From design brief to design feedback
Abstract Notebooks are designed to meld creativity with collaboration by incorporating your favorite design tools with innovative documentation and communication processes. You can present your work and ask for reviews in a single, flexible space.
A notebook is the center of your design process—a place to show your work and a way to focus, explain, and discuss the decisions you and your team make that lead to the outcomes you’re working towards. In this guide, we’ll walk you through the steps of a straightforward design workflow—from project brief to design review—and show how Abstract Notebooks helps you develop, collect, and share your design work with your team in one place, so you can be more focused and your work can be more effective.
Write a design brief
Most successful projects start with a clear description of the issue they are trying to solve. Rather than jumping directly into a design tool and working in pixels, start with words.

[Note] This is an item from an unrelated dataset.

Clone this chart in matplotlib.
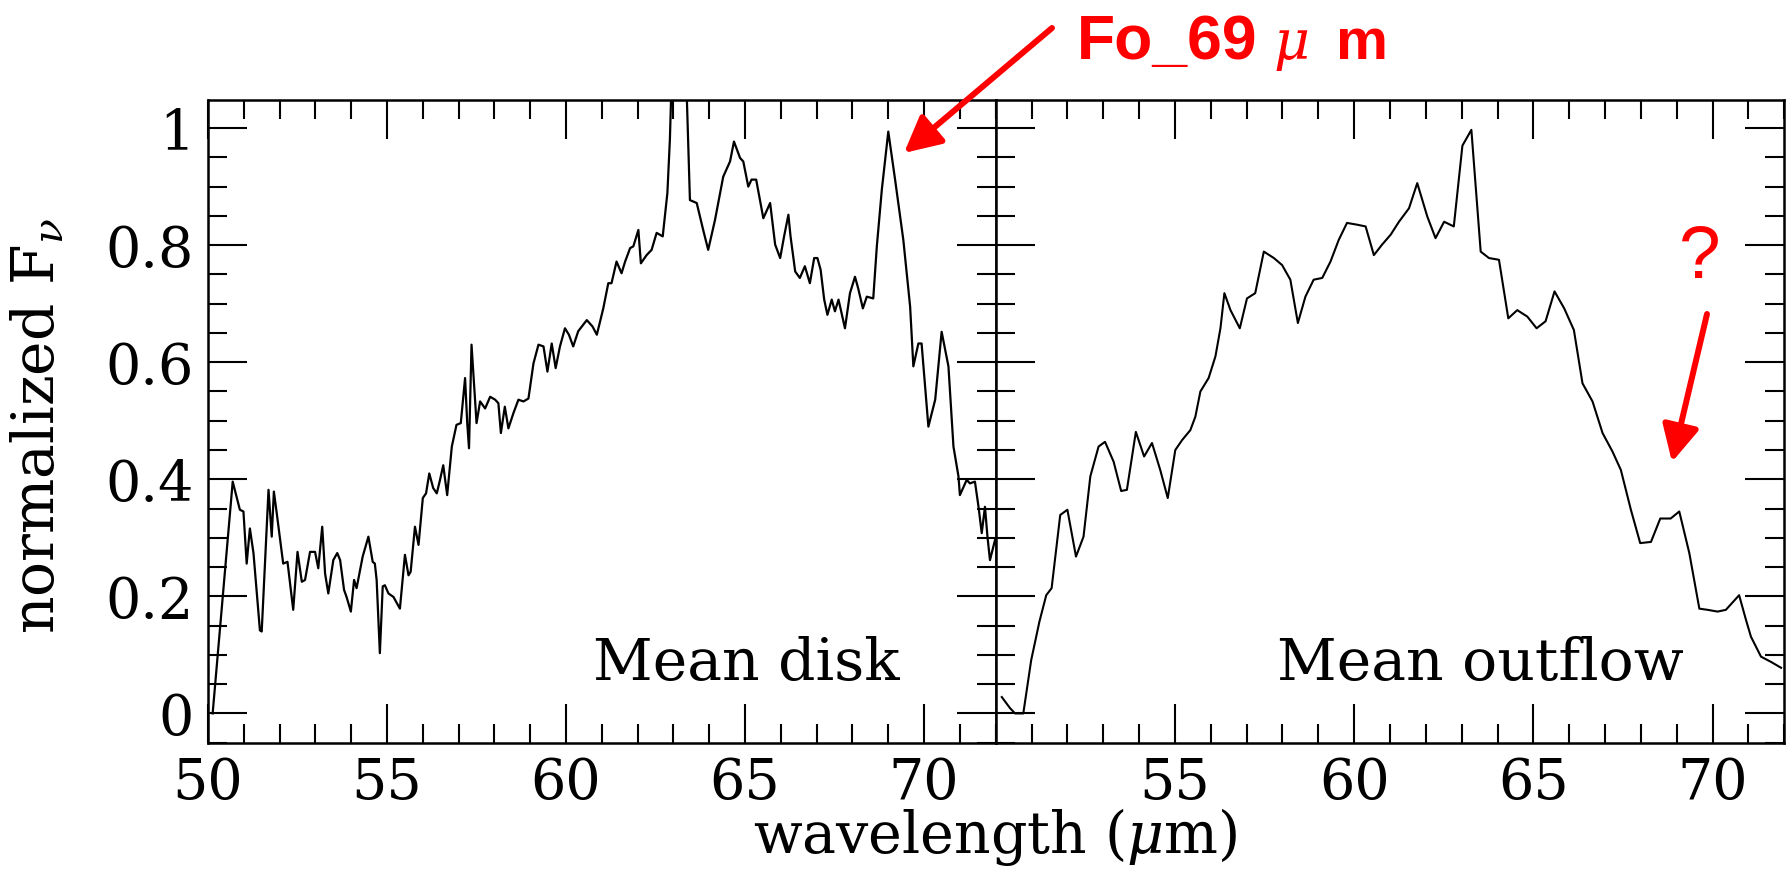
import numpy as np
import matplotlib
matplotlib.use("Agg")
import matplotlib.pyplot as plt
from matplotlib.ticker import MultipleLocator, FixedLocator, FixedFormatter

# mean disk spectrum (wavelength in micron, normalized F_nu)
disk_wl = [50.13, 50.69, 50.89, 50.99, 51.08, 51.17, 51.27, 51.45, 51.50, 51.69,
           51.78, 51.84, 51.92, 52.10, 52.22, 52.38, 52.50, 52.62, 52.71, 52.85,
           52.99, 53.08, 53.19, 53.27, 53.36, 53.50, 53.61, 53.69, 53.80, 53.87,
           53.99, 54.08, 54.15, 54.32, 54.48, 54.60, 54.66, 54.71, 54.80, 54.88,
           54.94, 55.04, 55.18, 55.36, 55.50, 55.60, 55.66, 55.78, 55.88, 56.00,
           56.09, 56.18, 56.29, 56.39, 56.48, 56.57, 56.68, 56.81, 56.94, 57.06,
           57.18, 57.24, 57.29, 57.36, 57.43, 57.50, 57.60, 57.74, 57.88, 58.02,
           58.11, 58.18, 58.29, 58.39, 58.53, 58.67, 58.81, 58.95, 59.09, 59.23,
           59.37, 59.48, 59.60, 59.71, 59.83, 59.97, 60.08, 60.20, 60.34, 60.58,
           60.74, 60.86, 61.04, 61.18, 61.27, 61.41, 61.55, 61.65, 61.79, 61.88,
           62.02, 62.09, 62.25, 62.39, 62.53, 62.70, 62.83, 62.90, 63.05, 63.30,
           63.46, 63.65, 63.83, 63.97, 64.16, 64.39, 64.58, 64.69, 64.86, 64.95,
           65.09, 65.18, 65.31, 65.51, 65.70, 65.84, 65.98, 66.09, 66.21, 66.27,
           66.40, 66.53, 66.67, 66.81, 66.93, 67.02, 67.11, 67.21, 67.30, 67.42,
           67.51, 67.61, 67.79, 67.93, 68.07, 68.16, 68.29, 68.40, 68.58, 68.68,
           68.82, 69.00, 69.19, 69.42, 69.61, 69.70, 69.84, 69.93, 70.12, 70.31,
           70.49, 70.68, 70.82, 70.96, 71.00, 71.19, 71.28, 71.42, 71.52, 71.61,
           71.70, 71.77, 71.84, 71.98]
disk_flux = [0.000, 0.396, 0.348, 0.345, 0.256, 0.316, 0.274, 0.142, 0.140, 0.382,
             0.302, 0.379, 0.342, 0.256, 0.259, 0.177, 0.276, 0.225, 0.228, 0.276,
             0.276, 0.248, 0.319, 0.239, 0.205, 0.262, 0.274, 0.262, 0.211, 0.199,
             0.174, 0.228, 0.214, 0.268, 0.302, 0.259, 0.256, 0.228, 0.103, 0.217,
             0.219, 0.205, 0.199, 0.179, 0.271, 0.236, 0.242, 0.319, 0.288, 0.368,
             0.376, 0.410, 0.385, 0.376, 0.399, 0.424, 0.373, 0.456, 0.493, 0.496,
             0.573, 0.496, 0.453, 0.630, 0.564, 0.496, 0.533, 0.521, 0.541, 0.536,
             0.530, 0.479, 0.524, 0.487, 0.513, 0.536, 0.533, 0.538, 0.598, 0.630,
             0.627, 0.584, 0.632, 0.590, 0.627, 0.658, 0.647, 0.627, 0.653, 0.672,
             0.661, 0.647, 0.692, 0.735, 0.735, 0.772, 0.752, 0.772, 0.795, 0.798,
             0.826, 0.769, 0.783, 0.792, 0.821, 0.815, 0.889, 0.980, 1.300, 1.200,
             0.877, 0.872, 0.826, 0.792, 0.843, 0.917, 0.943, 0.977, 0.949, 0.943,
             0.900, 0.912, 0.912, 0.846, 0.872, 0.801, 0.778, 0.815, 0.852, 0.815,
             0.755, 0.744, 0.764, 0.735, 0.778, 0.778, 0.758, 0.707, 0.681, 0.707,
             0.687, 0.707, 0.658, 0.718, 0.746, 0.726, 0.692, 0.712, 0.709, 0.798,
             0.895, 0.994, 0.912, 0.809, 0.695, 0.593, 0.632, 0.632, 0.490, 0.536,
             0.652, 0.593, 0.456, 0.405, 0.373, 0.399, 0.393, 0.396, 0.353, 0.308,
             0.353, 0.302, 0.262, 0.296]

# mean outflow spectrum
outflow_wl = [50.17, 50.40, 50.54, 50.77, 50.99, 51.22, 51.41, 51.56, 51.80, 52.00,
              52.24, 52.45, 52.64, 52.87, 53.05, 53.29, 53.50, 53.66, 53.91, 54.14,
              54.36, 54.59, 54.80, 55.01, 55.20, 55.43, 55.57, 55.71, 55.94, 56.13,
              56.27, 56.38, 56.55, 56.81, 57.01, 57.24, 57.48, 57.76, 57.99, 58.22,
              58.43, 58.64, 58.87, 59.11, 59.34, 59.57, 59.80, 60.08, 60.32, 60.55,
              60.78, 61.02, 61.25, 61.53, 61.76, 62.04, 62.27, 62.51, 62.78, 63.02,
              63.27, 63.53, 63.76, 64.04, 64.30, 64.55, 64.83, 65.09, 65.34, 65.59,
              65.86, 66.13, 66.37, 66.65, 66.93, 67.21, 67.44, 67.72, 67.98, 68.28,
              68.54, 68.83, 69.07, 69.35, 69.63, 69.86, 70.14, 70.37, 70.74, 70.93,
              71.07, 71.35, 71.63, 71.91]
outflow_flux = [0.028, 0.009, 0.000, 0.000, 0.091, 0.157, 0.202, 0.214, 0.339, 0.348,
                0.268, 0.302, 0.405, 0.456, 0.464, 0.430, 0.380, 0.382, 0.481, 0.439,
                0.462, 0.416, 0.368, 0.450, 0.467, 0.484, 0.507, 0.550, 0.573, 0.610,
                0.658, 0.718, 0.689, 0.658, 0.709, 0.718, 0.789, 0.778, 0.766, 0.741,
                0.667, 0.712, 0.741, 0.744, 0.772, 0.809, 0.838, 0.835, 0.832, 0.783,
                0.801, 0.818, 0.840, 0.863, 0.906, 0.849, 0.812, 0.840, 0.832, 0.970,
                0.997, 0.789, 0.778, 0.775, 0.675, 0.689, 0.678, 0.658, 0.670, 0.721,
                0.692, 0.655, 0.564, 0.533, 0.479, 0.447, 0.416, 0.348, 0.291, 0.293,
                0.333, 0.333, 0.345, 0.274, 0.179, 0.177, 0.174, 0.177, 0.202, 0.160,
                0.131, 0.097, 0.088, 0.078]

y_ticks = [0, 0.2, 0.4, 0.6, 0.8, 1]
y_labels = ["0", "0.2", "0.4", "0.6", "0.8", "1"]

plt.rcParams['font.family'] = ['DejaVu Serif']
plt.rcParams['mathtext.fontset'] = 'dejavuserif'

W, H = 1787, 872
fig = plt.figure(figsize=(W / 100, H / 100), dpi=100)

def fx(px):
    return px / W

def fy(py):
    return 1 - py / H

x0, xm, x1 = 208, 995.7, 1784.3
ytop, ybot = 100, 742.7
ax1 = fig.add_axes([fx(x0), fy(ybot), fx(xm - x0), (ybot - ytop) / H])
ax2 = fig.add_axes([fx(xm), fy(ybot), fx(x1 - xm), (ybot - ytop) / H])

ax1.plot(disk_wl, disk_flux, color='black', lw=1.6)
ax2.plot(outflow_wl, outflow_flux, color='black', lw=1.5)

for ax in (ax1, ax2):
    ax.set_xlim(50, 72)
    ax.set_ylim(-0.05, 1.048)
    ax.xaxis.set_major_locator(MultipleLocator(5))
    ax.xaxis.set_minor_locator(MultipleLocator(1))
    ax.yaxis.set_major_locator(FixedLocator(y_ticks))
    ax.yaxis.set_minor_locator(MultipleLocator(0.05))
    ax.tick_params(which='both', direction='in', top=True, right=True,
                   width=1.5, labelsize=40, pad=10)
    ax.tick_params(which='major', length=28)
    ax.tick_params(which='minor', length=14)
    for s in ax.spines.values():
        s.set_linewidth(1.8)

ax1.yaxis.set_major_formatter(FixedFormatter(y_labels))
ax1.xaxis.set_major_locator(FixedLocator([50, 55, 60, 65, 70]))
ax2.xaxis.set_major_locator(FixedLocator([55, 60, 65, 70]))
ax2.tick_params(labelleft=False)

fig.text(fx(593), fy(680), "Mean disk", fontsize=42, ha='left', va='baseline')
fig.text(fx(1277), fy(680), "Mean outflow", fontsize=42, ha='left', va='baseline')

fig.text(fx(xm), fy(853), r"wavelength ($\mu$m)", fontsize=41, ha='center', va='baseline')
fig.text(fx(38), fy(426), r"normalized F$_\nu$", fontsize=42, rotation=90,
         ha='center', va='center')

# red annotations
red = '#ff0000'
fig.text(fx(1077), fy(59), "Fo_69", fontsize=45, fontweight='bold', color=red,
         family='Liberation Sans', ha='left', va='baseline')
fig.text(fx(1273), fy(59), r"$\mu$", fontsize=40, color=red, ha='left', va='baseline')
fig.text(fx(1336), fy(59), "m", fontsize=42, fontweight='bold', color=red,
         family='Liberation Sans', ha='left', va='baseline')
fig.text(fx(1700), fy(278), "?", fontsize=54, color=red, family='Liberation Sans',
         ha='center', va='baseline')

arrow = dict(arrowstyle='-|>,head_length=0.55,head_width=0.28', color=red, lw=4.3,
             mutation_scale=40, shrinkA=0, shrinkB=0)
ax1.annotate("", xy=(fx(904), fy(153)), xytext=(fx(1052), fy(28)),
             xycoords='figure fraction', textcoords='figure fraction',
             arrowprops=arrow, annotation_clip=False)
ax2.annotate("", xy=(fx(1672), fy(462)), xytext=(fx(1707), fy(314)),
             xycoords='figure fraction', textcoords='figure fraction',
             arrowprops=arrow, annotation_clip=False)

fig.savefig("out.png", dpi=100)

By getting a clear understanding of the issue in writing, your team can avoid misunderstandings early in the process and save time later.
Some questions you may want to ask and answer in your design brief are:
- What is the issue?
- Who is the audience?
- What is the goal of the project?
Start by creating a notebook and writing out the answers to these questions. As an example, let’s look at how a team building a banking app might create a design brief in a notebook.
A good design brief should have a concise problem statement, one or more tangible objectives, well-defined and achievable success metrics, and at least one user story.
Explore and import visual designs
With a clear design brief in hand, let’s explore some ideas. This part is often messy, whether you’re working in Figma or Sketch or with pencil and paper. Ideation and creation can look cluttered to people watching from the sidelines, while you iterate through design ideas as quickly as they come. Thankfully, notebooks are a great way to clear away the cruft and collect work that shows the narrative of your design thinking.
Using the banking app project again, let’s take some ideas from a Figma frame and add them to our notebook.
The images alone don’t tell the story, though. We can write some accompanying descriptions to explain how these designs tie together and address the issues brought up in the project brief.
At this point, we have a notebook with a problem statement and a proposed solution, with visuals and explanations. We can share this with our teams and they’ll be able to understand our goals and intentions. The notebook tells one continuous and focused story to anyone who reads it, without the need for additional, external context or explanation.
Set the status and request reviews
The full power of Abstract Notebooks is achieved when other people are brought into the conversation, moving an idea from a design to a discussion to a decision. Setting the status of the notebook tells other people what stage the work is in, so they’ll know what kind of review is needed. A notebook with a “Work in progress” status is likely not open for detailed reviews, while one marked “Wireframes” is often ready for granular feedback of visual designs.
Let’s set the status of our notebook to “Open for feedback”, since we’re interested in high-level feedback on our design direction. We can then add people to the discussion by requesting a review. Here we can request a review of the bank app designs to get feedback from the project stakeholders.
With Abstract Notebooks, you have a single place to gather requirements, show your designs, and propose ideas. Notebooks give you a way to bring all of your work together and remove any excess or clutter. You can focus on the issues and solutions in front of you and build a cohesive story to share with the rest of your team.
Now it’s your turn. Start with words in a notebook of your own and bring all of your ideas together in one place!